The Bulgarian parliament last week approved changes to the country's constitution to limit the judges' immunity for acts committed in the line of duty and to stipulate that they need to serve on the bench for five years before they are granted life tenure.

Romania has also amended its constitution and adopted an anticorruption strategy, establishing a national anticorruption prosecutor's office.

But critics say the anticorruption policies have yet to be efficiently implemented. Nistorescu says the interference of political power in the course of justice has prevented any real breakthrough in the fight against corruption.

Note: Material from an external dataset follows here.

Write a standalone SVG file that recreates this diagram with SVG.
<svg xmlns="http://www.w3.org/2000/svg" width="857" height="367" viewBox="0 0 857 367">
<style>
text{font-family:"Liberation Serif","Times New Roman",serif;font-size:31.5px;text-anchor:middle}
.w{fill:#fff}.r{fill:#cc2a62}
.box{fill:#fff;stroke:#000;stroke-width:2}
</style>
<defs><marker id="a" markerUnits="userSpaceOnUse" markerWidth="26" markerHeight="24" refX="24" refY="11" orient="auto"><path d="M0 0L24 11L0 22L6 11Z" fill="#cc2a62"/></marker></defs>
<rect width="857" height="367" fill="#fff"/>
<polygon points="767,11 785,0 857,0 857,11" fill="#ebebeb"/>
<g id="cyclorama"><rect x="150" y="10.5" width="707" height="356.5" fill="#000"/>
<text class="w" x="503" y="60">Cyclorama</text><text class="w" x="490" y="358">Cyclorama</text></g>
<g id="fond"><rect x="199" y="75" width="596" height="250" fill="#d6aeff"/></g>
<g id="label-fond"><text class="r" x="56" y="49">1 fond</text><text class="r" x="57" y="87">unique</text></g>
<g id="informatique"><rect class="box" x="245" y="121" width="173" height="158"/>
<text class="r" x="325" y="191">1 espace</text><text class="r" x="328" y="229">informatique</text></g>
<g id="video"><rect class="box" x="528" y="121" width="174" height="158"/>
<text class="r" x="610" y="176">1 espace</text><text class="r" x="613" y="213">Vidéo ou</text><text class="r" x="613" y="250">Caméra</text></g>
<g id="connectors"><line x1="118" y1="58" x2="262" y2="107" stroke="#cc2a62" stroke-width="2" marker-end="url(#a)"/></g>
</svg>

"What is happening is within the judiciary, where the mechanism is totally controlled -- I am referring to the relation between the judiciary and the grand corruption cases, that's where it is controlled. And as long as the judiciary is completely blocked by strict political control, I don't see how we can gain trust and points in this campaign to eradicate corruption -- [this campaign] which has so often been invoked by Romanian politicians, and which was accepted and believed by the foreign politicians, who have eventually realized that we cannot go beyond words."

Analysts agree that Puwak's case will represent a crucial test for the newly established national anticorruption prosecutor's office.

But they also say for both the domestic and EU investigations to proceed unhampered, Puwak should resign from her position.